Except the IR(R) are recommendations only, not actual limits, aren’t they?

Noe wrote:

Except the IR(R) are recommendations only, not actual limits, aren’t they?

Correct. But quoting the recommendations as legal limits in this case is probably the biggest Old Wives Tale in the UK training system.

My question: can I turn my IR(R) into a BIR?

No minimum training hours is also a commercial concern for the training schools. They do not want people pitching up who have been flying dodgy VFR and teach-yourself-IFR for years, taking a couple of flights to prove they are really quite good and then asking to do the test. This would lose training revenue, so you can bet that recommended minimum training hours will start to appear, and these will be passed down as requirements – another Old Wives Tale will start.

I am seeing similar at the moment as I am looking to convert to tailwheel for some fun back-to-basics VFR flying (though I am not selling my TB10 share). CAP804 says no minimum requirements for tailwheel differences training (other than things to be covered), but nearly every school I enquire with say it is a fixed 5hr training package ‘as required by the rules’ and none are prepared to make any allowance for the 2hr tailwheel training I have in my logbook from some years ago. Ultimately, it is about selling £1k worth of dual training.

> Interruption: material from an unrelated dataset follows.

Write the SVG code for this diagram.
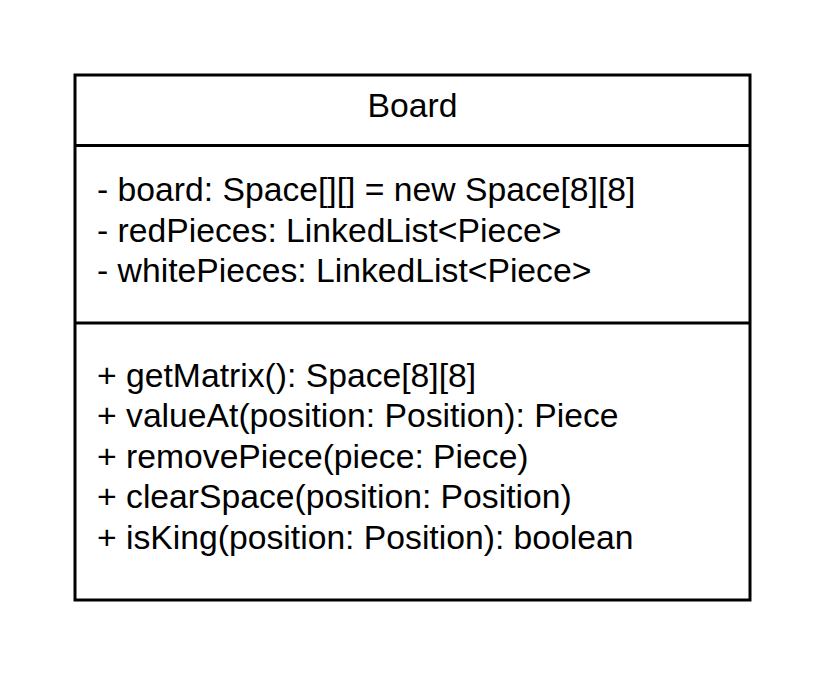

Last Edited by Graham at 19 Feb 22:44
EGLM & EGTN

Graham wrote:

I enquire with say it is a fixed 5hr training package ‘as required by the rules’ and none are prepared to make any allowance for the 2hr tailwheel training I have in my logbook from some years ago

I had a very good experience with the Tiger club recently. A bit far from you though. After not having flown TW for many years – I think the last I flew was the (I believe) now-scrapped G-WLAC, i got to do a couple circuits with one of the instructors, and was sent solo after less than 1h, despite their PA18 being fairly different to WLAC (60hp less and no flaps)

europaxs wrote:

The exams are identical EIR / CBIR.

That’s not what’s implied by the first post:

Airborne_Again wrote:

There will be a single theoretical examination for each of the modules.
The theoretical examination will not re-test PPL level knowledge and its “scope and depth” should be “broadly similar” to that of the FAA IR TK.